Let’s begin a project of capturing our best mission teachers teaching their best mission classes, making it available through DVD and/or webinars or any other way to make the excellent classroom instruction accessible to non-students, to state university Christians, to working families, to retiring Christians–why not to anyone seriously wanting to prepare to do mission work?
Secondly, I would suggest that we shift to a much stronger apprenticeship model. What students rarely comprehend, but everyone in industry understands is that a bachelors degree in anything prepares you only for an entry-level job. To become truly skilled, nothing substitutes for workplace, real-time experiences.
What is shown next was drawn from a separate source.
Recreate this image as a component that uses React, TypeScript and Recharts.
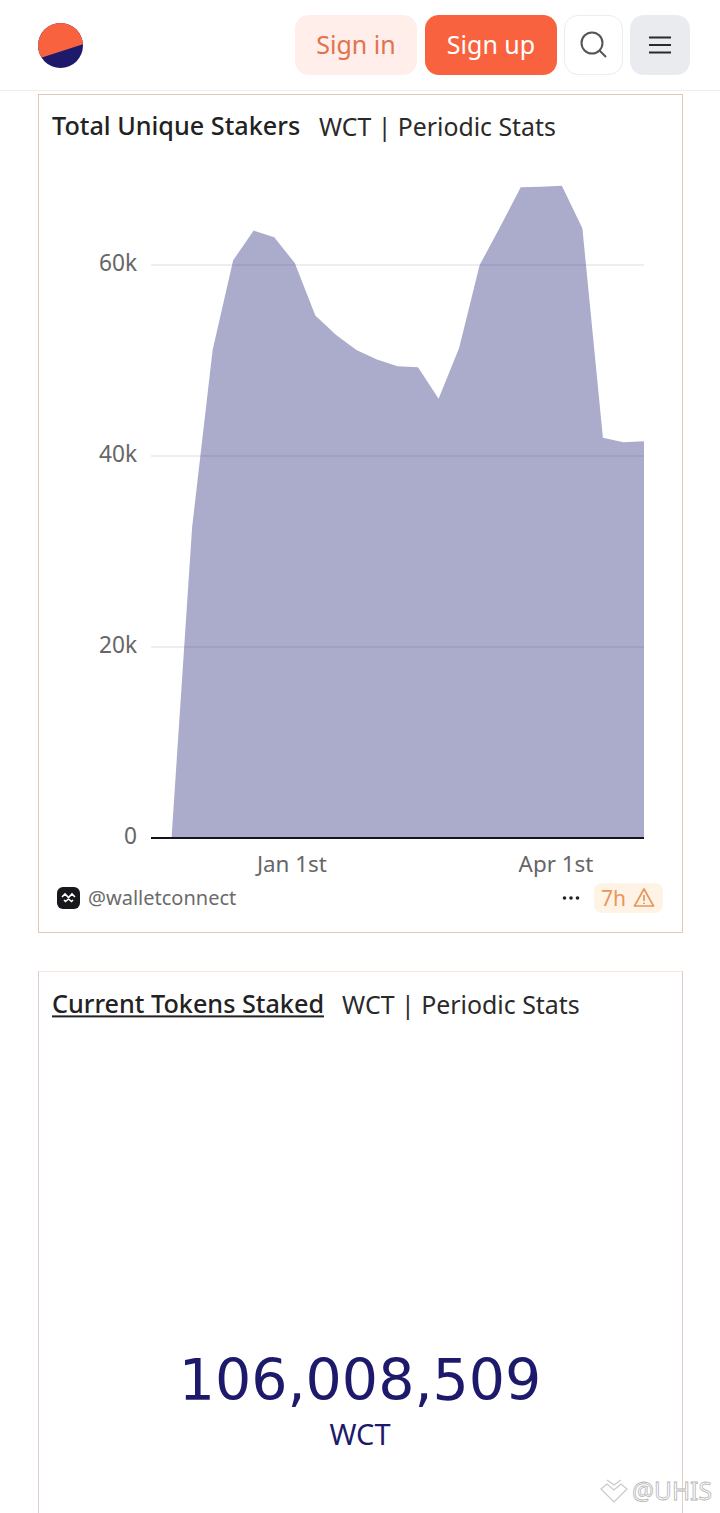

As I mentioned earlier, doctors have 2-7 years of “apprenticing.” Many professional certifications require huge hours of practicum—which is apprentice-type work.
Being a missionary in a foreign country is an extraordinarily challenging task, and I can think of no better way to complete preparations for one’s own mission work than to work under the tutelage and guidance of an experienced missionary in the target country (or similar country).
And I would suggest a standard practice among us of no less than two years be devoted to a preparatory apprenticeship, one that would include intensive language study and daily work at the side of the master missionary before a new missionary launches out independently.
The benefits of these two shifts in our paradigm are that many, many more people desiring to do mission work would have access to the best training available as they are making their First Decisions. Then with a specific work in mind, they have an opportunity to continue their training on their targeted field in a mentored environment until they were really ready to go out on their own!
Well, I hope that starts the conversation. A blog is no place for details and specifics, but I’m absolutely convinced that all of us want more missionaries who are better prepared. If you don’t like my suggestions, what are yours?